By Sgt. M. Trent Lowry | | September 26, 2002

`  The contributions of the Hispanic culture are recognized annually during National Hispanic Heritage Month, and the station hosted a luncheon Sept. 19 at the Sonoran Pueblo club to honor the efforts of local Hispanic people.
Organized by the Yuma office of the Bureau of Land Management, the luncheon featured Hispanic food and entertainment, and the perspective of guest speaker Nieves Riedel, owner of Reidel Construction in San Luis.
"We have to celebrate the diversity of every group, and it's especially pleasant to celebrate Hispanic heritage here on the border," said Maureen Merrell, acting field manager for the BLM's Yuma field office.
As part of the Yuma Area Governmental Alliance, the air station was an ideal host for the event, Merrell said.

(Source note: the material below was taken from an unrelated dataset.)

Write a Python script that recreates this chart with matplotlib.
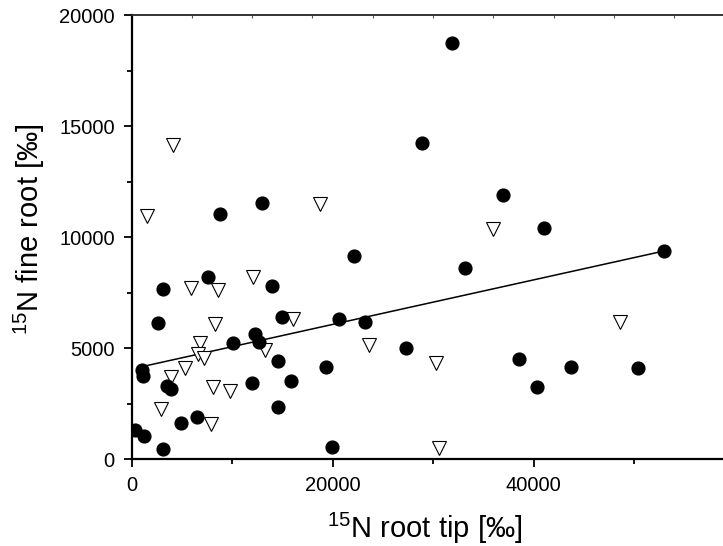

Throughout the history of America, warriors of Hispanic origin have fought in battles to preserve the nation's ideals. In all, 38 Hispanic men   including 12 Marines  earned the Medal of Honor, many posthumously, for fighting with distinction.
One such Marine, Pfc. Eugene A. Obregon, earned the Medal of Honor after he gave his life saving wounded Marines in Korea. His hometown of Los Angeles recently dedicated an interstate exchange in his name, the Eugene A. Obregon Exchange, as well as erecting a monument in Obregon's name, dedicated to honoring Latino Medal of Honor recipients, according to a report by Sgt. 1st Class Connie Dickey of the Army News Service.
A strong tie to one's Hispanic roots is important for Latino Marines, according to Lance Cpl. Jezreel Ramirez, a Mexican native who recently became a naturalized U.S. citizen.
"I really wanted to see how many proud Hispanics were going to come (to the luncheon)," Ramirez said. "There were a lot who showed up, which is good because they didn't forget their roots. You should never ignore where you come from."
The purpose of National Hispanic Heritage Month, according to a proclamation from President George W. Bush, is to "provide us an opportunity to express deep appreciation to Hispanic Americans for their countless contributions to our society and to pay tribute again to America's distinctive diversity."
In trying to give the luncheon a more fesitve, entertaining mood, Rosemary Borunda, a BLM employee who organized the event, sought out the services of Evelyn Molina, a Cibola High School sophomore and amateur singer. The teenage vocalist sang the Star Spangled Banner before the luncheon began and sang three other Hispanic tunes, including "La cancion mexicana."
"I guess I feel proud to be here and being able to sing at a Hispanic event," Molina said. "I think it's fun and very inspirational."
The National Hispanic Heritage Month began Sept. 15 and continues through Oct. 15.